Further examination of Givelify platform data finds that donors who used recurring giving in 2024 were already more consistent before adopting the feature than donors who never used it. That is, they were more likely to qualify as consistent givers at baseline (45.1% vs. 30.2%).
This pattern persists among donors who continued to use recurring giving for longer durations. Those who maintained recurring giving for at least 12 months were more consistent and gave more in total at baseline than those who eventually canceled it. These findings suggest that donors with stronger giving habits and greater financial capacity are not only more likely to try recurring giving, but they are also more likely to continue using it.
In other words, donors who adopt and continue to use recurring giving are typically those who have already built a foundation of consistent giving, and the tool helps them maintain it. They are also more likely to be in financial situations that allow them to absorb potential variability or risk.
Recurring giving helps committed givers become more consistent
For donors who are already giving consistently and have stable financial situations, recurring giving offers real benefits: It helps them maintain a commitment to financial stewardship (48%), enables them to give with intention (26%), and reduces the friction of remembering to give (12%). These motivations describe donors who have already made a considered decision to give at a certain level and want a tool to support that decision reliably. Their giving behavior on Givelify further demonstrates how recurring giving helps them give with purpose: Three in four donors who use recurring giving on Givelify still make intentional, non-recurring gifts.
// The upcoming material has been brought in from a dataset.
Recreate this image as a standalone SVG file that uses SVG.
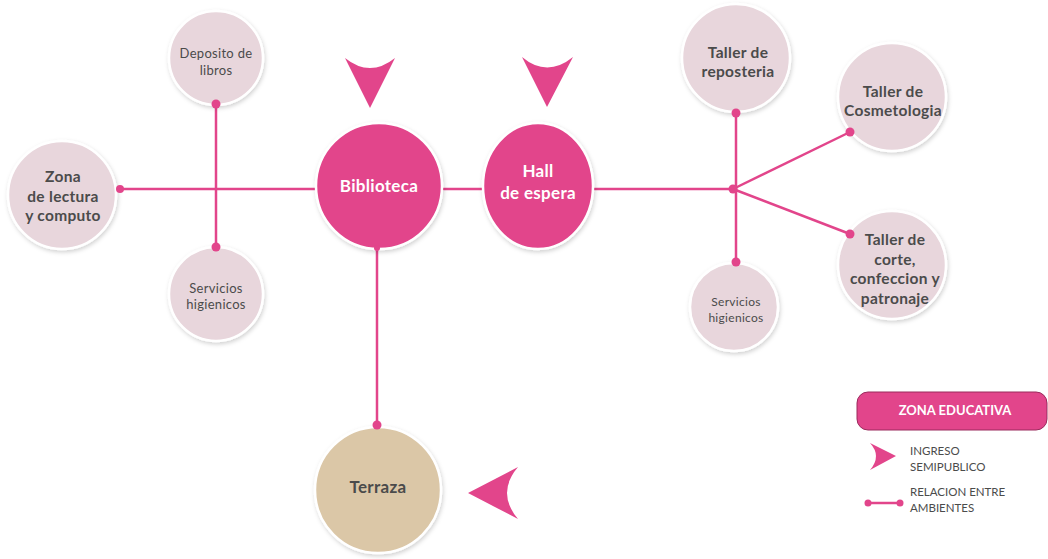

Moreover, for this subset of donors, recurring giving helps them maintain their habit of giving. The data show that its use is associated with meaningful improvements in consistency, frequency, and giving amount. Faith-based donors who used recurring giving made substantially more donations (+12.4 vs. +0.9) and gave more in total (+$973 vs. +$105) in the 12 months after adoption than a similar matched cohort of donors who did not use recurring giving.
Recurring giving was also associated with improved consistency among donors who used it. Twelve months after first using recurring giving, 70% of donors who used it qualified as consistent donors, up from 45% prior to its adoption. The increase in the share qualifying as consistent donors was smaller among those who did not use recurring giving: 45% to 53% in the same 12-month period.
Recurring giving appears to strengthen an existing habit more reliably when it supports a strong intent to give consistently and faithfully. This pattern holds when examining who continues to use recurring giving over time. Among donors who used recurring giving, those who continued using it had higher baseline consistency than those who eventually canceled it (50.1% vs. 44.0%).
Donors who continued to use recurring giving also had higher prior giving amounts ($3,178 vs. $2,566) and gave in more months after adoption (11.5 vs. 9.0).
Sustained use of recurring giving appears more common among donors who enter with higher baseline consistency, stronger convictions to give consistently, and greater giving capacity. This pattern aligns with the Consistent Giving Model's prediction that automatic recurring giving works best when it supports an existing habit of giving or a strong commitment to giving consistently, rather than being used as a broad solution to create consistency.